*The request*: Each line from the top of the listing through the one holding "from matplotlib.patches import Rectangle" should be restated word for word, with nothing added and no pictures.

*Data supplied*:

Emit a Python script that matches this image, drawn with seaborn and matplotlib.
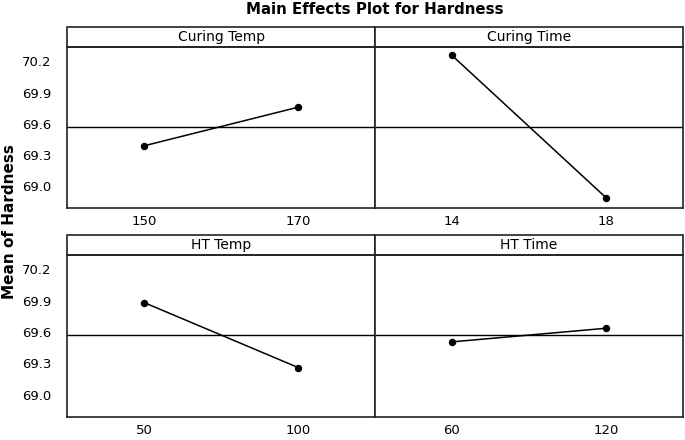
import matplotlib
matplotlib.use("Agg")
import matplotlib.pyplot as plt
import pandas as pd
import seaborn as sns
from matplotlib.patches import Rectangle

sns.set_theme(style="white")
plt.rcParams["font.family"] = ["DejaVu Sans"]
plt.rcParams["text.color"] = "black"

factors = ["Curing Temp", "Curing Time", "HT Temp", "HT Time"]
levels = {
    "Curing Temp": [150, 170],
    "Curing Time": [14, 18],
    "HT Temp": [50, 100],
    "HT Time": [60, 120],
}
means = {
    "Curing Temp": [69.39, 69.76],
    "Curing Time": [70.257, 68.892],
    "HT Temp": [69.88, 69.26],
    "HT Time": [69.505, 69.635],
}
grand_mean = 69.57
y_ticks = [69.0, 69.3, 69.6, 69.9, 70.2]


if __name__ == "__main__":
    fig = plt.figure(figsize=(6.85, 4.4), dpi=100)

    W, H = 685.0, 440.0
    # panel boxes in pixels: (left, top, right, bottom)
    boxes = [
        (67.3, 47.3, 375, 208.3),
        (375, 47.3, 683, 208.3),
        (67.3, 255, 375, 416.7),
        (375, 255, 683, 416.7),
    ]
    strip_h = 20.0
    edge = "#222222"

    for i, (name, (l, t, r, b)) in enumerate(zip(factors, boxes)):
        ax = fig.add_axes([l / W, 1 - b / H, (r - l) / W, (b - t) / H])
        df = pd.DataFrame({"level": levels[name], "mean": means[name]})
        sns.pointplot(data=df, x="level", y="mean", ax=ax, color="black",
                      errorbar=None, markers="o", markersize=4.5, linewidth=1.1)
        ax.axhline(grand_mean, color="black", lw=1.0, zorder=1)
        ax.set_ylim(68.79, 70.335)
        ax.set_xlim(-0.5, 1.5)
        ax.set_xlabel("")
        ax.set_ylabel("")
        ax.set_yticks(y_ticks)
        for s in ax.spines.values():
            s.set_color(edge)
            s.set_linewidth(1.2)
        ax.tick_params(axis="x", direction="in", length=2.5, width=0.8,
                       colors=edge, labelcolor="black", labelsize=9.5, pad=5)
        if i % 2 == 0:
            ax.set_yticklabels([f"{v:.1f}" for v in y_ticks])
            ax.tick_params(axis="y", direction="out", length=4.3, width=0.8,
                           colors=edge, labelcolor="black", labelsize=9.5, pad=7)
        else:
            ax.tick_params(axis="y", left=False, labelleft=False)

        # strip header
        sh = strip_h / (b - t)
        ax.add_patch(Rectangle((0, 1), 1, sh, transform=ax.transAxes,
                               facecolor="white", edgecolor=edge, lw=1.2,
                               clip_on=False))
        ax.text(0.5, 1 + sh / 2, name, transform=ax.transAxes, ha="center",
                va="center", fontsize=10, color="black")

    fig.text(375 / W, 1 - 9 / H, "Main Effects Plot for Hardness", ha="center",
             va="center", fontsize=10.8, fontweight="bold")
    fig.text(10 / W, 1 - 222 / H, "Mean of Hardness", ha="center", va="center",
             rotation=90, fontsize=11, fontweight="bold")

    fig.savefig("out.png", dpi=100)
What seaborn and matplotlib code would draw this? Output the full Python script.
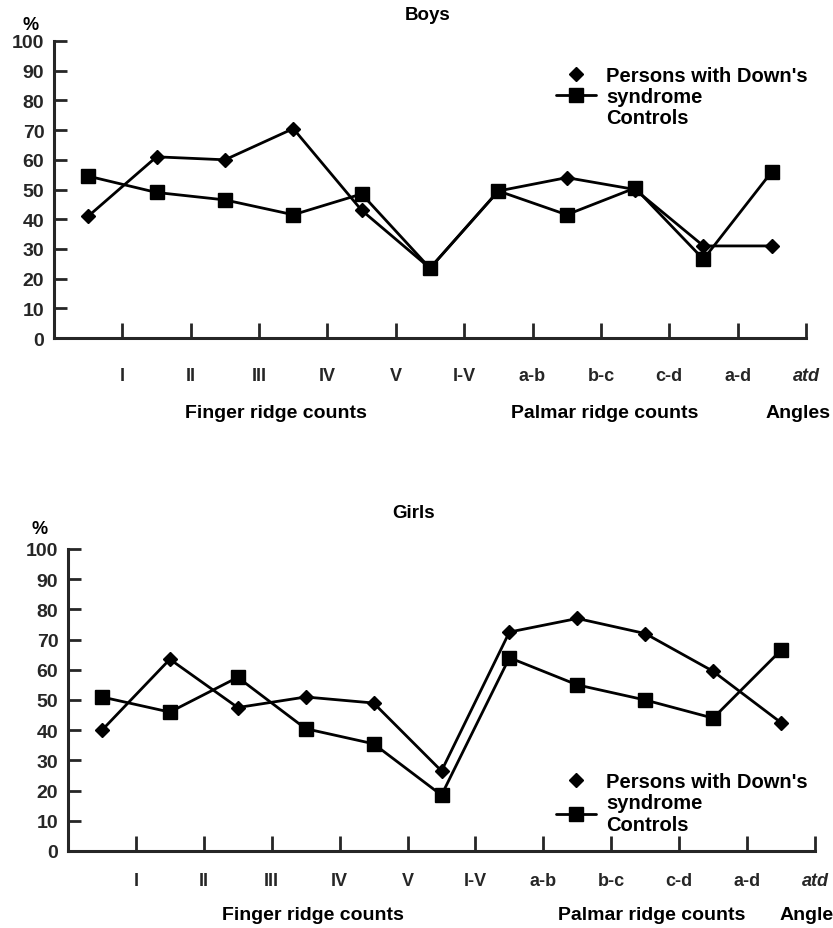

*Solution for this task*:
Emit a Python script that matches this image, drawn with seaborn and matplotlib.
import matplotlib
matplotlib.use("Agg")
import matplotlib.pyplot as plt
import pandas as pd
import seaborn as sns
from matplotlib.patches import Rectangle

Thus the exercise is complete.